## START

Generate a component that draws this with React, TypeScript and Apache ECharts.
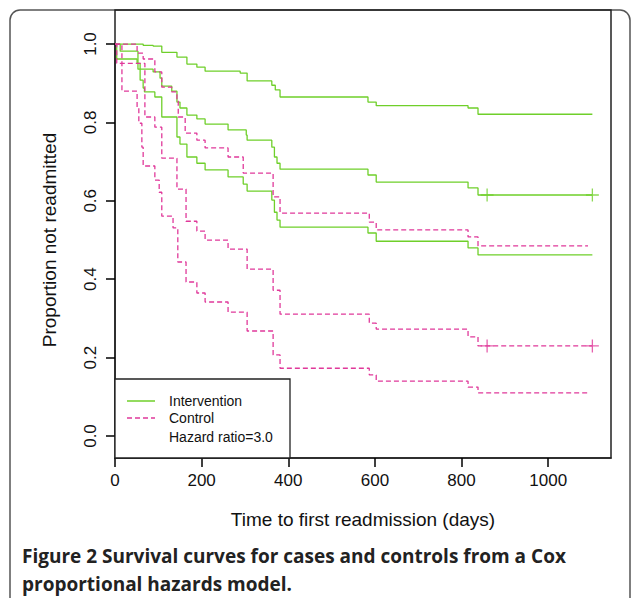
import React, { useEffect, useRef } from "react";
import * as echarts from "echarts";

const greenTop: [number, number][] = [[0,1],[65,0.997],[88,0.995],[108,0.979],[143,0.967],[166,0.949],[189,0.941],[208,0.931],[289,0.926],[305,0.906],[362,0.895],[370,0.883],[381,0.865],[584,0.852],[603,0.843],[815,0.837],[838,0.821],[1102,0.821]];
const greenMid: [number, number][] = [[0,1],[12,0.982],[53,0.936],[88,0.929],[104,0.913],[108,0.893],[131,0.88],[143,0.852],[150,0.837],[166,0.819],[189,0.809],[208,0.796],[261,0.781],[303,0.768],[305,0.755],[362,0.737],[368,0.712],[374,0.696],[381,0.681],[584,0.666],[603,0.648],[815,0.633],[838,0.615],[1102,0.615]];
const greenLow: [number, number][] = [[0,1],[4,0.962],[51,0.951],[58,0.908],[65,0.888],[68,0.878],[92,0.865],[108,0.814],[143,0.763],[150,0.745],[166,0.712],[189,0.696],[208,0.679],[261,0.661],[296,0.643],[305,0.625],[362,0.602],[368,0.571],[374,0.551],[381,0.533],[584,0.518],[603,0.497],[815,0.48],[838,0.462],[1102,0.462]];
const pinkTop: [number, number][] = [[0,1],[51,0.977],[65,0.962],[92,0.929],[108,0.89],[131,0.878],[143,0.857],[146,0.814],[162,0.773],[189,0.755],[208,0.735],[261,0.712],[296,0.671],[365,0.61],[381,0.569],[587,0.546],[603,0.526],[815,0.508],[838,0.485],[1092,0.485]];
const pinkMid: [number, number][] = [[0,1],[4,0.951],[69,0.814],[92,0.788],[108,0.709],[143,0.63],[164,0.548],[189,0.523],[208,0.5],[261,0.477],[305,0.426],[365,0.372],[381,0.311],[587,0.288],[603,0.273],[815,0.253],[838,0.23],[1102,0.23]];
const pinkLow: [number, number][] = [[0,1],[16,0.88],[51,0.837],[55,0.798],[62,0.737],[65,0.689],[92,0.653],[102,0.622],[108,0.561],[134,0.531],[145,0.444],[164,0.393],[189,0.365],[208,0.342],[261,0.316],[305,0.268],[365,0.207],[381,0.173],[587,0.156],[603,0.14],[815,0.125],[838,0.11],[1092,0.11]];
const greenCensor: [number, number][] = [[859,0.615],[1102,0.615]];
const pinkCensor: [number, number][] = [[859,0.23],[1102,0.23]];

const GREEN = "#6fcf2a";
const PINK = "#e0399a";
const FONT = "Liberation Sans, Arial, sans-serif";

export default function App() {
  const ref = useRef<HTMLDivElement>(null);
  useEffect(() => {
    const chart = echarts.init(ref.current!, null, { renderer: "svg" });
    const line = (d: [number, number][], c: string, dashed: boolean) => ({
      type: "line", step: "end", data: d, showSymbol: false, silent: true,
      lineStyle: { color: c, width: 1.3, type: dashed ? [5, 3] : "solid" },
    });
    const cens = (d: [number, number][], c: string) => ({
      type: "scatter", data: d, symbol: "path://M0,-1V1M-1,0H1", symbolSize: 13,
      itemStyle: { color: "none", borderColor: c, borderWidth: 1.3 },
    });
    const axLine = { show: true, onZero: false, lineStyle: { color: "#222", width: 1.5 } };
    const tick = { show: true, inside: false, length: 9, lineStyle: { color: "#000", width: 1.5 } };
    chart.setOption({
      animation: false,
      grid: [
        { left: 115, right: 23, top: 10, bottom: 140, show: true, borderColor: "#222", borderWidth: 1.5, containLabel: false, outerBoundsMode: "none" },
        { left: 115, right: 23, top: 44, bottom: 162, show: false, containLabel: false, outerBoundsMode: "none" },
      ],
      xAxis: [
        {
          type: "value", gridIndex: 0, min: 0, max: 1145, interval: 200, splitLine: { show: false },
          axisLine: axLine, axisTick: tick,
          axisLabel: { showMaxLabel: false, margin: 14, fontSize: 17, color: "#111", fontFamily: FONT, formatter: (v: number) => String(v) },
          name: "Time to first readmission (days)", nameLocation: "middle", nameGap: 52,
          nameTextStyle: { fontSize: 19, color: "#111", fontFamily: FONT },
        },
        { type: "value", gridIndex: 1, min: 0, max: 1145, show: false },
      ],
      yAxis: [
        { type: "value", gridIndex: 0, min: -0.056, max: 1.087, show: false, splitLine: { show: false } },
        {
          type: "value", gridIndex: 1, min: 0, max: 1, interval: 0.2, splitLine: { show: false },
          axisLine: axLine, axisTick: tick,
          axisLabel: { rotate: 90, margin: 16, fontSize: 17, color: "#111", fontFamily: FONT, formatter: (v: number) => v.toFixed(1) },
          name: "Proportion not readmitted", nameLocation: "middle", nameGap: 56,
          nameTextStyle: { fontSize: 19, color: "#111", fontFamily: FONT },
        },
      ],
      series: [
        line(greenTop, GREEN, false), line(greenMid, GREEN, false), line(greenLow, GREEN, false),
        line(pinkTop, PINK, true), line(pinkMid, PINK, true), line(pinkLow, PINK, true),
        cens(greenCensor, GREEN), cens(pinkCensor, PINK),
      ],
      graphic: [
        { type: "rect", shape: { x: 10, y: 10, width: 620, height: 600, r: 10 }, style: { fill: "none", stroke: "#555", lineWidth: 1.5 }, z: -1 },
        { type: "rect", shape: { x: 115, y: 379, width: 175, height: 79 }, style: { fill: "#fff", stroke: "#222", lineWidth: 1.3 }, z: 10 },
        { type: "line", shape: { x1: 127, y1: 401, x2: 155, y2: 401 }, style: { stroke: GREEN, lineWidth: 1.5 }, z: 11 },
        { type: "line", shape: { x1: 127, y1: 418, x2: 155, y2: 418 }, style: { stroke: PINK, lineWidth: 1.5, lineDash: [5, 3] }, z: 11 },
        { type: "text", x: 169, y: 401, style: { text: "Intervention", fontSize: 14, fill: "#111", fontFamily: FONT, verticalAlign: "middle" }, z: 11 },
        { type: "text", x: 169, y: 418, style: { text: "Control", fontSize: 14, fill: "#111", fontFamily: FONT, verticalAlign: "middle" }, z: 11 },
        { type: "text", x: 169, y: 437, style: { text: "Hazard ratio=3.0", fontSize: 14, fill: "#111", fontFamily: FONT, verticalAlign: "middle" }, z: 11 },
        { type: "text", x: 22, y: 556, style: { text: "Figure 2 Survival curves for cases and controls from a Cox", fontSize: 19, fontWeight: "bold", fill: "#222", fontFamily: "Open Sans", verticalAlign: "middle" } },
        { type: "text", x: 22, y: 584, style: { text: "proportional hazards model.", fontSize: 19, fontWeight: "bold", fill: "#222", fontFamily: "Open Sans", verticalAlign: "middle" } },
      ],
    });
    return () => chart.dispose();
  }, []);
  return <div ref={ref} style={{ width: 634, height: 598, position: "absolute", left: 0, top: 0, background: "#fff" }} />;
}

## END

Your objective:
Wherever the word "React" occurs in a line of the listing, copy that line.

Output of the task:
Generate a component that draws this with React, TypeScript and Apache ECharts.
import React, { useEffect, useRef } from "react";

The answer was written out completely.